Task goal: Write the material out again in full, word for word. Do not include the pictures.

Raw data:
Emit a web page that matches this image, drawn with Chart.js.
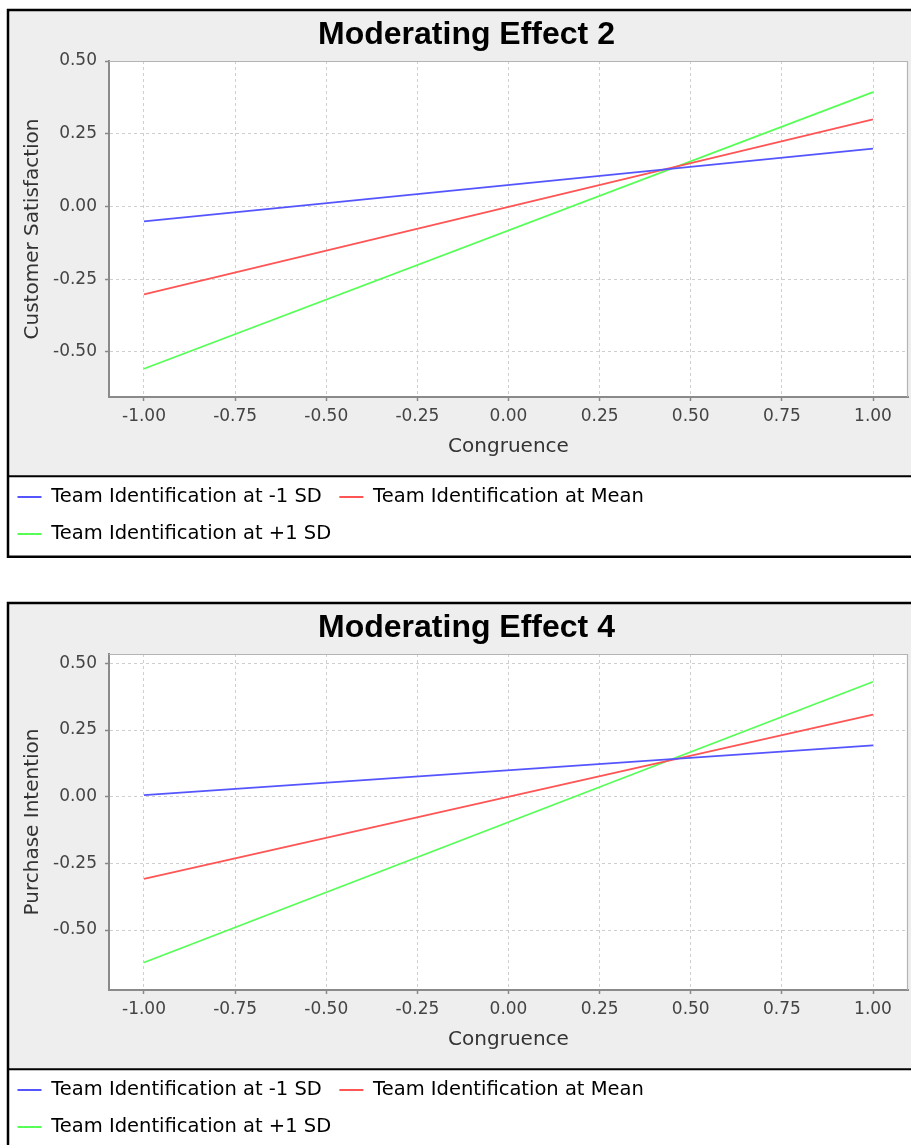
<!DOCTYPE html>
<html><head><meta charset="utf-8">
<script src="https://cdn.jsdelivr.net/npm/chart.js@4"></script>
<style>
html,body{margin:0;padding:0;background:#fff;overflow:hidden;width:911px;height:1145px;position:relative;}
canvas{position:absolute;left:0;}
#c1{top:0;} #c2{top:593px;}
</style></head><body>
<canvas id="c1" width="933" height="560"></canvas>
<canvas id="c2" width="933" height="560"></canvas>
<script>
// ---- data ----
const congruence = [-1, 1];
const seriesLabels = ['Team Identification at -1 SD', 'Team Identification at Mean', 'Team Identification at +1 SD'];
const seriesColors = ['#5555ff', '#ff5555', '#55ff55'];
const effect2Low  = [-0.051, 0.199];
const effect2Mean = [-0.302, 0.299];
const effect2High = [-0.558, 0.393];
const effect4Low  = [0.006, 0.192];
const effect4Mean = [-0.308, 0.308];
const effect4High = [-0.622, 0.431];
const xTicks = [-1, -0.75, -0.5, -0.25, 0, 0.25, 0.5, 0.75, 1];
const yTicks = [-0.5, -0.25, 0, 0.25, 0.5];

const SANS = '"DejaVu Sans", "Lucida Sans", sans-serif';

const framePlugin = {
  id: 'frame',
  beforeDraw(chart) {
    const ctx = chart.ctx, a = chart.chartArea, lg = chart.legend;
    const left = 8, top = 10, right = chart.width - 8;
    const divider = lg.top + 6.5, bottom = lg.bottom + 3;
    ctx.save();
    ctx.fillStyle = '#eeeeee';
    ctx.fillRect(left, top, right - left, divider - top);
    ctx.fillStyle = '#ffffff';
    ctx.fillRect(left, divider, right - left, bottom - divider);
    ctx.fillRect(a.left, a.top, a.right - a.left, a.bottom - a.top);
    ctx.strokeStyle = '#000';
    ctx.lineWidth = 2.5;
    ctx.strokeRect(left, top, right - left, bottom - top);
    ctx.lineWidth = 2;
    ctx.beginPath(); ctx.moveTo(left, divider); ctx.lineTo(right, divider); ctx.stroke();
    ctx.restore();
  },
  beforeDatasetsDraw(chart) {
    const ctx = chart.ctx, a = chart.chartArea;
    ctx.save();
    ctx.strokeStyle = '#b4b4b4';
    ctx.lineWidth = 1.2;
    ctx.beginPath();
    ctx.moveTo(a.left, a.top + 0.5); ctx.lineTo(a.right - 0.5, a.top + 0.5); ctx.lineTo(a.right - 0.5, a.bottom);
    ctx.stroke();
    ctx.restore();
  }
};

function makeChart(id, title, yTitle, low, mean, high, yMin, yMax) {
  const series = [low, mean, high];
  new Chart(document.getElementById(id), {
    type: 'line',
    data: {
      datasets: series.map((s, k) => ({
        label: seriesLabels[k],
        data: congruence.map((x, i) => ({x: x, y: s[i]})),
        borderColor: seriesColors[k],
        backgroundColor: seriesColors[k],
        borderWidth: 1.8,
        pointRadius: 0,
        tension: 0,
        fill: false
      }))
    },
    options: {
      responsive: false,
      animation: false,
      devicePixelRatio: 1,
      events: [],
      layout: {padding: {top: 9, left: 0, right: 0, bottom: 6.25}},
      plugins: {
        title: {
          display: true, text: title, color: '#000',
          font: {family: '"Liberation Sans", Arial, sans-serif', size: 32, weight: 'bold', lineHeight: 1.2},
          padding: {top: 6.5, bottom: 7.1}
        },
        legend: {
          position: 'bottom', align: 'start',
          labels: {
            usePointStyle: true, pointStyle: 'line', pointStyleWidth: 24,
            color: '#000', font: {family: SANS, size: 19.5}, padding: 17.5
          }
        },
        tooltip: {enabled: false}
      },
      scales: {
        x: {
          type: 'linear', min: -1.096, max: 1.096, bounds: 'data',
          afterBuildTicks: s => { s.ticks = xTicks.map(v => ({value: v})); },
          afterFit: s => { s.height = 72.75; },
          ticks: {color: '#444', font: {family: SANS, size: 17}, padding: 5, maxRotation: 0, autoSkip: false,
                  callback: v => Number(v).toFixed(2)},
          grid: {color: '#cfcfcf', lineWidth: 1, drawTicks: true, tickLength: 4, tickColor: '#888', tickWidth: 1.5, tickBorderDash: []},
          border: {display: true, color: '#8a8a8a', width: 2, dash: [3, 3]},
          title: {display: true, text: 'Congruence', color: '#333', font: {family: SANS, size: 20}, padding: {top: 8, bottom: 10.75}}
        },
        y: {
          type: 'linear', min: yMin, max: yMax, bounds: 'data',
          afterBuildTicks: s => { s.ticks = yTicks.map(v => ({value: v})); },
          afterFit: s => { s.width = 109; },
          ticks: {color: '#444', font: {family: SANS, size: 17}, padding: 8, autoSkip: false,
                  callback: v => Number(v).toFixed(2)},
          grid: {color: '#cfcfcf', lineWidth: 1, drawTicks: true, tickLength: 4, tickColor: '#888', tickWidth: 1.5, tickBorderDash: []},
          border: {display: true, color: '#8a8a8a', width: 2, dash: [3, 3]},
          title: {display: true, text: yTitle, color: '#333', font: {family: SANS, size: 20}, padding: {top: 20.5, bottom: 0}}
        },
        rightSpace: {
          type: 'linear', position: 'right', display: true,
          grid: {display: false, drawTicks: false}, ticks: {display: false},
          border: {display: false}, title: {display: false},
          afterFit: s => { s.width = 25; }
        }
      }
    },
    plugins: [framePlugin]
  });
}

makeChart('c1', 'Moderating Effect 2', 'Customer Satisfaction', effect2Low, effect2Mean, effect2High, -0.655, 0.5);
makeChart('c2', 'Moderating Effect 4', 'Purchase Intention', effect4Low, effect4Mean, effect4High, -0.725, 0.535);
</script>
</body></html>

Answer to this problem:
Emit a web page that matches this image, drawn with Chart.js.
<!DOCTYPE html>
<html><head><meta charset="utf-8">
<script src="https://cdn.jsdelivr.net/npm/chart.js@4"></script>
<style>
html,body{margin:0;padding:0;background:#fff;overflow:hidden;width:911px;height:1145px;position:relative;}
canvas{position:absolute;left:0;}
#c1{top:0;} #c2{top:593px;}
</style></head><body>
<canvas id="c1" width="933" height="560"></canvas>
<canvas id="c2" width="933" height="560"></canvas>
<script>
// ---- data ----
const congruence = [-1, 1];
const seriesLabels = ['Team Identification at -1 SD', 'Team Identification at Mean', 'Team Identification at +1 SD'];
const seriesColors = ['#5555ff', '#ff5555', '#55ff55'];
const effect2Low  = [-0.051, 0.199];
const effect2Mean = [-0.302, 0.299];
const effect2High = [-0.558, 0.393];
const effect4Low  = [0.006, 0.192];
const effect4Mean = [-0.308, 0.308];
const effect4High = [-0.622, 0.431];
const xTicks = [-1, -0.75, -0.5, -0.25, 0, 0.25, 0.5, 0.75, 1];
const yTicks = [-0.5, -0.25, 0, 0.25, 0.5];

const SANS = '"DejaVu Sans", "Lucida Sans", sans-serif';

const framePlugin = {
  id: 'frame',
  beforeDraw(chart) {
    const ctx = chart.ctx, a = chart.chartArea, lg = chart.legend;
    const left = 8, top = 10, right = chart.width - 8;
    const divider = lg.top + 6.5, bottom = lg.bottom + 3;
    ctx.save();
    ctx.fillStyle = '#eeeeee';
    ctx.fillRect(left, top, right - left, divider - top);
    ctx.fillStyle = '#ffffff';
    ctx.fillRect(left, divider, right - left, bottom - divider);
    ctx.fillRect(a.left, a.top, a.right - a.left, a.bottom - a.top);
    ctx.strokeStyle = '#000';
    ctx.lineWidth = 2.5;
    ctx.strokeRect(left, top, right - left, bottom - top);
    ctx.lineWidth = 2;
    ctx.beginPath(); ctx.moveTo(left, divider); ctx.lineTo(right, divider); ctx.stroke();
    ctx.restore();
  },
  beforeDatasetsDraw(chart) {
    const ctx = chart.ctx, a = chart.chartArea;
    ctx.save();
    ctx.strokeStyle = '#b4b4b4';
    ctx.lineWidth = 1.2;
    ctx.beginPath();
    ctx.moveTo(a.left, a.top + 0.5); ctx.lineTo(a.right - 0.5, a.top + 0.5); ctx.lineTo(a.right - 0.5, a.bottom);
    ctx.stroke();
    ctx.restore();
  }
};

function makeChart(id, title, yTitle, low, mean, high, yMin, yMax) {
  const series = [low, mean, high];
  new Chart(document.getElementById(id), {
    type: 'line',
    data: {
      datasets: series.map((s, k) => ({
        label: seriesLabels[k],
        data: congruence.map((x, i) => ({x: x, y: s[i]})),
        borderColor: seriesColors[k],
        backgroundColor: seriesColors[k],
        borderWidth: 1.8,
        pointRadius: 0,
        tension: 0,
        fill: false
      }))
    },
    options: {
      responsive: false,
      animation: false,
      devicePixelRatio: 1,
      events: [],
      layout: {padding: {top: 9, left: 0, right: 0, bottom: 6.25}},
      plugins: {
        title: {
          display: true, text: title, color: '#000',
          font: {family: '"Liberation Sans", Arial, sans-serif', size: 32, weight: 'bold', lineHeight: 1.2},
          padding: {top: 6.5, bottom: 7.1}
        },
        legend: {
          position: 'bottom', align: 'start',
          labels: {
            usePointStyle: true, pointStyle: 'line', pointStyleWidth: 24,
            color: '#000', font: {family: SANS, size: 19.5}, padding: 17.5
          }
        },
        tooltip: {enabled: false}
      },
      scales: {
        x: {
          type: 'linear', min: -1.096, max: 1.096, bounds: 'data',
          afterBuildTicks: s => { s.ticks = xTicks.map(v => ({value: v})); },
          afterFit: s => { s.height = 72.75; },
          ticks: {color: '#444', font: {family: SANS, size: 17}, padding: 5, maxRotation: 0, autoSkip: false,
                  callback: v => Number(v).toFixed(2)},
          grid: {color: '#cfcfcf', lineWidth: 1, drawTicks: true, tickLength: 4, tickColor: '#888', tickWidth: 1.5, tickBorderDash: []},
          border: {display: true, color: '#8a8a8a', width: 2, dash: [3, 3]},
          title: {display: true, text: 'Congruence', color: '#333', font: {family: SANS, size: 20}, padding: {top: 8, bottom: 10.75}}
        },
        y: {
          type: 'linear', min: yMin, max: yMax, bounds: 'data',
          afterBuildTicks: s => { s.ticks = yTicks.map(v => ({value: v})); },
          afterFit: s => { s.width = 109; },
          ticks: {color: '#444', font: {family: SANS, size: 17}, padding: 8, autoSkip: false,
                  callback: v => Number(v).toFixed(2)},
          grid: {color: '#cfcfcf', lineWidth: 1, drawTicks: true, tickLength: 4, tickColor: '#888', tickWidth: 1.5, tickBorderDash: []},
          border: {display: true, color: '#8a8a8a', width: 2, dash: [3, 3]},
          title: {display: true, text: yTitle, color: '#333', font: {family: SANS, size: 20}, padding: {top: 20.5, bottom: 0}}
        },
        rightSpace: {
          type: 'linear', position: 'right', display: true,
          grid: {display: false, drawTicks: false}, ticks: {display: false},
          border: {display: false}, title: {display: false},
          afterFit: s => { s.width = 25; }
        }
      }
    },
    plugins: [framePlugin]
  });
}

makeChart('c1', 'Moderating Effect 2', 'Customer Satisfaction', effect2Low, effect2Mean, effect2High, -0.655, 0.5);
makeChart('c2', 'Moderating Effect 4', 'Purchase Intention', effect4Low, effect4Mean, effect4High, -0.725, 0.535);
</script>
</body></html>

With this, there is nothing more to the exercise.